Task to complete: Pictures aside, quote the whole listing exactly.

Material:
*****

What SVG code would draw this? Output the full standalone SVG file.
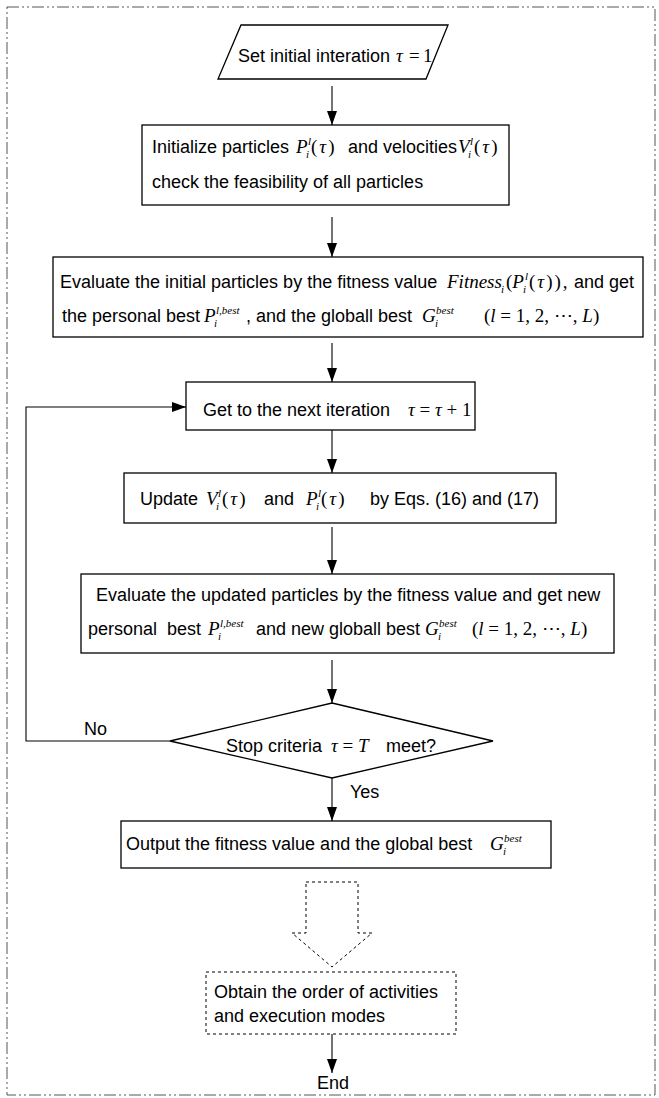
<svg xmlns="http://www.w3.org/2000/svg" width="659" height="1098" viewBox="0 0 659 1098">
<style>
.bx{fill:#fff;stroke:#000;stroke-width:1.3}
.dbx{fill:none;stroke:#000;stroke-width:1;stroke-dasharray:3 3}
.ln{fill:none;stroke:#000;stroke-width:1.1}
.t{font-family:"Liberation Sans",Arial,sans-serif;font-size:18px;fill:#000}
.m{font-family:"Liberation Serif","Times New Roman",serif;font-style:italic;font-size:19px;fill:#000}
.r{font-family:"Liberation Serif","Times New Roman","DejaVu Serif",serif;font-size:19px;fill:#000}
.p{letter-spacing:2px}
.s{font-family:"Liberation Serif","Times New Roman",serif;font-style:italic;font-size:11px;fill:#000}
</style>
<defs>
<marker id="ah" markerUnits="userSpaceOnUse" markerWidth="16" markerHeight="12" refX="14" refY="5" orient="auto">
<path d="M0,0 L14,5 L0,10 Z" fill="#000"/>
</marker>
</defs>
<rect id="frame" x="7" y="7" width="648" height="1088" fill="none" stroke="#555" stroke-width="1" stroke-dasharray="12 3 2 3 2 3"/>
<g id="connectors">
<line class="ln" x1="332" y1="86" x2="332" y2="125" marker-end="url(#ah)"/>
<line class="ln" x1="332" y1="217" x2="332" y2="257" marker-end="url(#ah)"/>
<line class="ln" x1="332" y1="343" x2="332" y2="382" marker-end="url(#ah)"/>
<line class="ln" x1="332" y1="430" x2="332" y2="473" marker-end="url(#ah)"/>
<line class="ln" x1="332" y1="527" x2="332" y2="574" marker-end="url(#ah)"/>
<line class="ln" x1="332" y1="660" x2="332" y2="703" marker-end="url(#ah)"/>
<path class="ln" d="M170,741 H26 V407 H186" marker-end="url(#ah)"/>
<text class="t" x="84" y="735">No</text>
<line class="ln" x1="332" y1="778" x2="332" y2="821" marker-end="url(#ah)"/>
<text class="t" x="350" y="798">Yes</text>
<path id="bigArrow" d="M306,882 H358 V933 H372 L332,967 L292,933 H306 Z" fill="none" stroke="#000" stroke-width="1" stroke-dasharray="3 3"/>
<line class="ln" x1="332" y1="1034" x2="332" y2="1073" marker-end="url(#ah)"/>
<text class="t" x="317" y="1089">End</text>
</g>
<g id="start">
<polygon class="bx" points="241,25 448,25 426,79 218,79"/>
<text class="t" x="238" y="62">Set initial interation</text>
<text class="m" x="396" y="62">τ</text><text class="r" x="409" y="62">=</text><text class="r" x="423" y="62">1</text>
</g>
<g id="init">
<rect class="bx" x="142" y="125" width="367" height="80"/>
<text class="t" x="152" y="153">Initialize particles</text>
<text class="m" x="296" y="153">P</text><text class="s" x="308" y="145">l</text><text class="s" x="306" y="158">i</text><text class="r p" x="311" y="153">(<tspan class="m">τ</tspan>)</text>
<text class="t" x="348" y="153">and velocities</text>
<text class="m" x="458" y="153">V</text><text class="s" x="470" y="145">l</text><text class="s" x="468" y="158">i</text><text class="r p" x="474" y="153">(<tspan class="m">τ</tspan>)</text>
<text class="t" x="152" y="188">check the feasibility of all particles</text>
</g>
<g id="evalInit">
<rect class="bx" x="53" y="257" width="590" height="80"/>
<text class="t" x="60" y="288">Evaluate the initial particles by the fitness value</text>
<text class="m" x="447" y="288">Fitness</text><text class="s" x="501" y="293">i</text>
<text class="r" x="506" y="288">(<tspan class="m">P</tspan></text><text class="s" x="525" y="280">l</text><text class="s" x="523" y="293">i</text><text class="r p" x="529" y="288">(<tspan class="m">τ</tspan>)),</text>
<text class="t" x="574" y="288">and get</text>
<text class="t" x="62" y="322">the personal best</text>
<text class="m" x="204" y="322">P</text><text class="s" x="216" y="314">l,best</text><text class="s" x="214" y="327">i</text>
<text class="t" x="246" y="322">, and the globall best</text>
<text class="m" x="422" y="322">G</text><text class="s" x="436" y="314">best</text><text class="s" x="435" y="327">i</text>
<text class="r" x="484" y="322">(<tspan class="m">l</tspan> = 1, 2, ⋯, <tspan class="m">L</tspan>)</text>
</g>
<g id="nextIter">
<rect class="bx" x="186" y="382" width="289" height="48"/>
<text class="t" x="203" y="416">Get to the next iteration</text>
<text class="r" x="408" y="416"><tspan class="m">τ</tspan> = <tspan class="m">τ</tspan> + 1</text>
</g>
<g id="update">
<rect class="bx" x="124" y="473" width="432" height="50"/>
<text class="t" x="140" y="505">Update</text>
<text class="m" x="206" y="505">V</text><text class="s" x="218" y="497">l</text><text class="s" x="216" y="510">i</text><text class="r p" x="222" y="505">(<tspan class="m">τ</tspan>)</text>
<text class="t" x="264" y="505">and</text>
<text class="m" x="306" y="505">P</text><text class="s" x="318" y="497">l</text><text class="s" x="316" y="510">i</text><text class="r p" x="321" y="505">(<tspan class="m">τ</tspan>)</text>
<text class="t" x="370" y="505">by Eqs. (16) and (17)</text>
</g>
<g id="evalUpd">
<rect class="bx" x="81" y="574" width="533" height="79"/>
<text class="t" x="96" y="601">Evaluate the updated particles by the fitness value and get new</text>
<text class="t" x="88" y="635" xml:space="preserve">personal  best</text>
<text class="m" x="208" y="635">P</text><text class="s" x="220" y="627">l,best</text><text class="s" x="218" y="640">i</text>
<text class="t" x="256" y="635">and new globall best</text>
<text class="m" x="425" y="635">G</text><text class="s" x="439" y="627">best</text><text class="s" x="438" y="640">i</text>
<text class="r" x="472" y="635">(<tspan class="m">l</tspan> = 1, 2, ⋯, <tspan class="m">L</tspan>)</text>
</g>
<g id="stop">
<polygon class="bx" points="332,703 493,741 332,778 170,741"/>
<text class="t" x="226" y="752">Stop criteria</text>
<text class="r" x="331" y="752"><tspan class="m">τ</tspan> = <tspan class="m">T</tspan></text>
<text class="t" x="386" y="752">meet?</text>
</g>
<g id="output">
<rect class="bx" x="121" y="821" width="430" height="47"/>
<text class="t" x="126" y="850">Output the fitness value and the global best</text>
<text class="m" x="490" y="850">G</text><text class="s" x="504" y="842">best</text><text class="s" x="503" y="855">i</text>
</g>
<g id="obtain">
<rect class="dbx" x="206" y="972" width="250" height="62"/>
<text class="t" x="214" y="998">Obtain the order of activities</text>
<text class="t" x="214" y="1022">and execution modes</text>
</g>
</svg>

*****

Completed exercise:
What SVG code would draw this? Output the full standalone SVG file.
<svg xmlns="http://www.w3.org/2000/svg" width="659" height="1098" viewBox="0 0 659 1098">
<style>
.bx{fill:#fff;stroke:#000;stroke-width:1.3}
.dbx{fill:none;stroke:#000;stroke-width:1;stroke-dasharray:3 3}
.ln{fill:none;stroke:#000;stroke-width:1.1}
.t{font-family:"Liberation Sans",Arial,sans-serif;font-size:18px;fill:#000}
.m{font-family:"Liberation Serif","Times New Roman",serif;font-style:italic;font-size:19px;fill:#000}
.r{font-family:"Liberation Serif","Times New Roman","DejaVu Serif",serif;font-size:19px;fill:#000}
.p{letter-spacing:2px}
.s{font-family:"Liberation Serif","Times New Roman",serif;font-style:italic;font-size:11px;fill:#000}
</style>
<defs>
<marker id="ah" markerUnits="userSpaceOnUse" markerWidth="16" markerHeight="12" refX="14" refY="5" orient="auto">
<path d="M0,0 L14,5 L0,10 Z" fill="#000"/>
</marker>
</defs>
<rect id="frame" x="7" y="7" width="648" height="1088" fill="none" stroke="#555" stroke-width="1" stroke-dasharray="12 3 2 3 2 3"/>
<g id="connectors">
<line class="ln" x1="332" y1="86" x2="332" y2="125" marker-end="url(#ah)"/>
<line class="ln" x1="332" y1="217" x2="332" y2="257" marker-end="url(#ah)"/>
<line class="ln" x1="332" y1="343" x2="332" y2="382" marker-end="url(#ah)"/>
<line class="ln" x1="332" y1="430" x2="332" y2="473" marker-end="url(#ah)"/>
<line class="ln" x1="332" y1="527" x2="332" y2="574" marker-end="url(#ah)"/>
<line class="ln" x1="332" y1="660" x2="332" y2="703" marker-end="url(#ah)"/>
<path class="ln" d="M170,741 H26 V407 H186" marker-end="url(#ah)"/>
<text class="t" x="84" y="735">No</text>
<line class="ln" x1="332" y1="778" x2="332" y2="821" marker-end="url(#ah)"/>
<text class="t" x="350" y="798">Yes</text>
<path id="bigArrow" d="M306,882 H358 V933 H372 L332,967 L292,933 H306 Z" fill="none" stroke="#000" stroke-width="1" stroke-dasharray="3 3"/>
<line class="ln" x1="332" y1="1034" x2="332" y2="1073" marker-end="url(#ah)"/>
<text class="t" x="317" y="1089">End</text>
</g>
<g id="start">
<polygon class="bx" points="241,25 448,25 426,79 218,79"/>
<text class="t" x="238" y="62">Set initial interation</text>
<text class="m" x="396" y="62">τ</text><text class="r" x="409" y="62">=</text><text class="r" x="423" y="62">1</text>
</g>
<g id="init">
<rect class="bx" x="142" y="125" width="367" height="80"/>
<text class="t" x="152" y="153">Initialize particles</text>
<text class="m" x="296" y="153">P</text><text class="s" x="308" y="145">l</text><text class="s" x="306" y="158">i</text><text class="r p" x="311" y="153">(<tspan class="m">τ</tspan>)</text>
<text class="t" x="348" y="153">and velocities</text>
<text class="m" x="458" y="153">V</text><text class="s" x="470" y="145">l</text><text class="s" x="468" y="158">i</text><text class="r p" x="474" y="153">(<tspan class="m">τ</tspan>)</text>
<text class="t" x="152" y="188">check the feasibility of all particles</text>
</g>
<g id="evalInit">
<rect class="bx" x="53" y="257" width="590" height="80"/>
<text class="t" x="60" y="288">Evaluate the initial particles by the fitness value</text>
<text class="m" x="447" y="288">Fitness</text><text class="s" x="501" y="293">i</text>
<text class="r" x="506" y="288">(<tspan class="m">P</tspan></text><text class="s" x="525" y="280">l</text><text class="s" x="523" y="293">i</text><text class="r p" x="529" y="288">(<tspan class="m">τ</tspan>)),</text>
<text class="t" x="574" y="288">and get</text>
<text class="t" x="62" y="322">the personal best</text>
<text class="m" x="204" y="322">P</text><text class="s" x="216" y="314">l,best</text><text class="s" x="214" y="327">i</text>
<text class="t" x="246" y="322">, and the globall best</text>
<text class="m" x="422" y="322">G</text><text class="s" x="436" y="314">best</text><text class="s" x="435" y="327">i</text>
<text class="r" x="484" y="322">(<tspan class="m">l</tspan> = 1, 2, ⋯, <tspan class="m">L</tspan>)</text>
</g>
<g id="nextIter">
<rect class="bx" x="186" y="382" width="289" height="48"/>
<text class="t" x="203" y="416">Get to the next iteration</text>
<text class="r" x="408" y="416"><tspan class="m">τ</tspan> = <tspan class="m">τ</tspan> + 1</text>
</g>
<g id="update">
<rect class="bx" x="124" y="473" width="432" height="50"/>
<text class="t" x="140" y="505">Update</text>
<text class="m" x="206" y="505">V</text><text class="s" x="218" y="497">l</text><text class="s" x="216" y="510">i</text><text class="r p" x="222" y="505">(<tspan class="m">τ</tspan>)</text>
<text class="t" x="264" y="505">and</text>
<text class="m" x="306" y="505">P</text><text class="s" x="318" y="497">l</text><text class="s" x="316" y="510">i</text><text class="r p" x="321" y="505">(<tspan class="m">τ</tspan>)</text>
<text class="t" x="370" y="505">by Eqs. (16) and (17)</text>
</g>
<g id="evalUpd">
<rect class="bx" x="81" y="574" width="533" height="79"/>
<text class="t" x="96" y="601">Evaluate the updated particles by the fitness value and get new</text>
<text class="t" x="88" y="635" xml:space="preserve">personal  best</text>
<text class="m" x="208" y="635">P</text><text class="s" x="220" y="627">l,best</text><text class="s" x="218" y="640">i</text>
<text class="t" x="256" y="635">and new globall best</text>
<text class="m" x="425" y="635">G</text><text class="s" x="439" y="627">best</text><text class="s" x="438" y="640">i</text>
<text class="r" x="472" y="635">(<tspan class="m">l</tspan> = 1, 2, ⋯, <tspan class="m">L</tspan>)</text>
</g>
<g id="stop">
<polygon class="bx" points="332,703 493,741 332,778 170,741"/>
<text class="t" x="226" y="752">Stop criteria</text>
<text class="r" x="331" y="752"><tspan class="m">τ</tspan> = <tspan class="m">T</tspan></text>
<text class="t" x="386" y="752">meet?</text>
</g>
<g id="output">
<rect class="bx" x="121" y="821" width="430" height="47"/>
<text class="t" x="126" y="850">Output the fitness value and the global best</text>
<text class="m" x="490" y="850">G</text><text class="s" x="504" y="842">best</text><text class="s" x="503" y="855">i</text>
</g>
<g id="obtain">
<rect class="dbx" x="206" y="972" width="250" height="62"/>
<text class="t" x="214" y="998">Obtain the order of activities</text>
<text class="t" x="214" y="1022">and execution modes</text>
</g>
</svg>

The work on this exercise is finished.